Los escándalos y hechos tiránicos ocurridos en la capital en el siglo anterior, es verdad que no se reprodujeron, pero otros sucesos alteraron la tranquilidad, en cuyo seno marchaba México al progreso y al adelanto. Uno de estos fue el ocasionado por la sublevación de treinta y tres esclavos africanos de los que en gran cantidad habían sido traídos a México desde los primeros años de la conquista.

     El número de negros esclavos había crecido al comenzar el siglo XVII, al grado que no había en la capital y en ciertas Provincias, familia acomodada que no los tuviera a su servicio. Esto exasperó los ánimos y muchos se tiraron al monte y se sublevaron.

     Para calmar los ánimos y acobardar a los negros, la Audiencia hizo un ejemplar ruidoso, presenciando la capital una de las más espantosas ejecuciones de que haya memoria, pues veintinueve negros y cuatro negras fueron ahorcados en un solo día, y a la misma hora, en la Plaza Mayor, ante un inmenso gentío. Después el hacha separó las cabezas de los troncos y fueron fijadas en picotas en la Plaza Mayor.

La  calle de Don Juan Manuel fue una de las más notables de ese siglo por la impresión de terror que dejó en los ánimos. Se dijo que todas las noches se encontraba en dicha calle uno o algunos cadáveres, fruto de misteriosos asesinatos cometidos por aquel célebre personaje.

     D. Juan Manuel, que ha llegado a ser un individuo legendario, vivía retraído, entraba al Palacio del virrey por la noche, entre las tinieblas y a semejanza de una sombra, pero nadie le veía salir; se le atribuían virtudes y defectos, calificándole de caritativo y celoso, pero siempre permanecía envuelto en el misterio y a los celos se achacan los asesinatos de que le hacen responsable las crónicas, asegurando éstas que diariamente aparecía por lo menos un cadáver, en la famosa calle de D. Juan Manuel, quien acabó sus días en la horca, en la noche, de una manera repentina, atribuyéndose tal circunstancia  a que el virrey quiso evitar el escándalo de un juicio criminal contra un noble, amigo suyo.

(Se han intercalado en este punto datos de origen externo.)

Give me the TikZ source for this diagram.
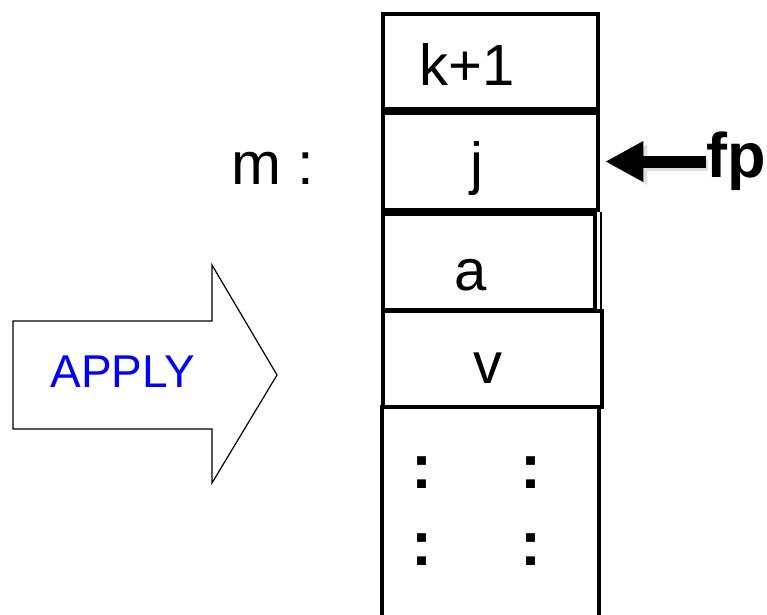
\documentclass[tikz,border=0pt]{standalone}
\usepackage{fontspec}
\setmainfont{Liberation Sans}
\usetikzlibrary{arrows.meta}
\begin{document}
\begin{tikzpicture}[x=1pt,y=-1pt,
  cell/.style={draw, line width=4.5pt, rectangle, inner sep=0pt},
  celltext/.style={anchor=base, inner sep=0pt, font=\fontsize{58}{64}\selectfont},
  dots/.style={anchor=base, inner sep=0pt, font=\fontsize{63}{70}\selectfont\bfseries},
  fparrow/.style={line width=12pt, -{Triangle[length=38pt,width=38pt]}},
  bigarrow/.style={draw, line width=1.2pt, line join=miter, fill=white}]
\useasboundingbox (0,0) rectangle (767,614);
\clip (0,0) rectangle (767,614);

% stack cells
\node[cell, minimum width=215pt, minimum height=95pt] (kbox) at (490.5,61.5) {};
\node[cell, minimum width=215pt, minimum height=97pt] (jbox) at (490.5,161.5) {};
\node[cell, minimum width=212pt, minimum height=96pt] (abox) at (489,262) {};
\draw[line width=1.5pt] (601,212) -- (601,310);
\node[cell, minimum width=219pt, minimum height=96pt] (vbox) at (492.5,359) {};
\node[cell, minimum width=217pt, minimum height=240pt] (restbox) at (490.5,527) {};

% cell contents
\node[celltext] (ktext) at (467,85) {k+1};
\node[celltext] (jtext) at (477,183) {j};
\node[celltext] (atext) at (471,290) {a};
\node[celltext] (vtext) at (488,383) {v};
\node[dots] (d1) at (422,488) {:};
\node[dots] (d2) at (531,488) {:};
\node[dots] (d3) at (422,565) {:};
\node[dots] (d4) at (531,565) {:};

% address label
\node[anchor=base west, inner sep=0pt, font=\fontsize{60}{66}\selectfont] (mlabel) at (231,184) {m :};

% frame pointer
\node[anchor=base west, inner sep=0pt, font=\fontsize{63}{70}\selectfont\bfseries] (fp) at (706,177) {fp};
\draw[fparrow, gray!25, shorten >=7pt] ([shift={(2,3)}]fp.west |- jbox.east) -- ([shift={(2,3)}]jbox.east);
\draw[fparrow, shorten >=5pt] (fp.west |- jbox.east) -- (jbox.east);

% APPLY block arrow
\draw[bigarrow] (13,321) coordinate (a1) -- (212,321) -- (212,265) -- (277,375) coordinate (atip)
  -- (212,483) -- (212,429) -- (13,429) -- cycle;
\node[anchor=base, inner sep=0pt, text=blue, font=\fontsize{46}{52}\selectfont] (apply) at (123,387) {APPLY};
\end{tikzpicture}
\end{document}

El Tapado, sobrenombre que llevó D. Antonio de Benavides, fue otro personaje que causó intranquilidad en la capital durante algún tiempo. Se presentó en calidad de Visitador, poco antes de que los piratas acaudillados por Lorencillo, dieron a Veracruz. El Visitador fue preso en Puebla y tanto se habló de las causas de este paso y de los motivos que determinaron al virrey y a la Audiencia a darlo, que en el público, por la misteriosa conducta que daba este Benavides, se le comenzó a llamar el Tapado. Hizo mucho efecto en la imaginación del pueblo, que el preso entrara a la capital al oscurecer, entre alguaciles, embozado en una gran capa negra y montado en una mula, y que fuera encerrado en un calabozo, cosignándolo a la sala del crimen para que lo juzgara. El Tapado, no queriendo declarar cosa alguna, fue sujetado al tormento que no le arrancó ni una sola palabra de confesión. Aún duró en la prisión más de un año, y al fin fue ahorcado el 14 de julio de 1684; el verdugo le cortó las manos y la cabeza, clavó una de esas en la horca y la otra fue puesta en un cajón con la cabeza, enviándolas a Puebla. Nada más se supo del misterioso personaje, ni cuál fue el crimen que pagó con la vida.

Fin capítulo 2.



[1] Rivera Cambas, Manuel, México Pintoresco, Artístico y Monumental, México, Editorial del Valle de México, S.A. de C.V., 1972, pp.III-XXXV.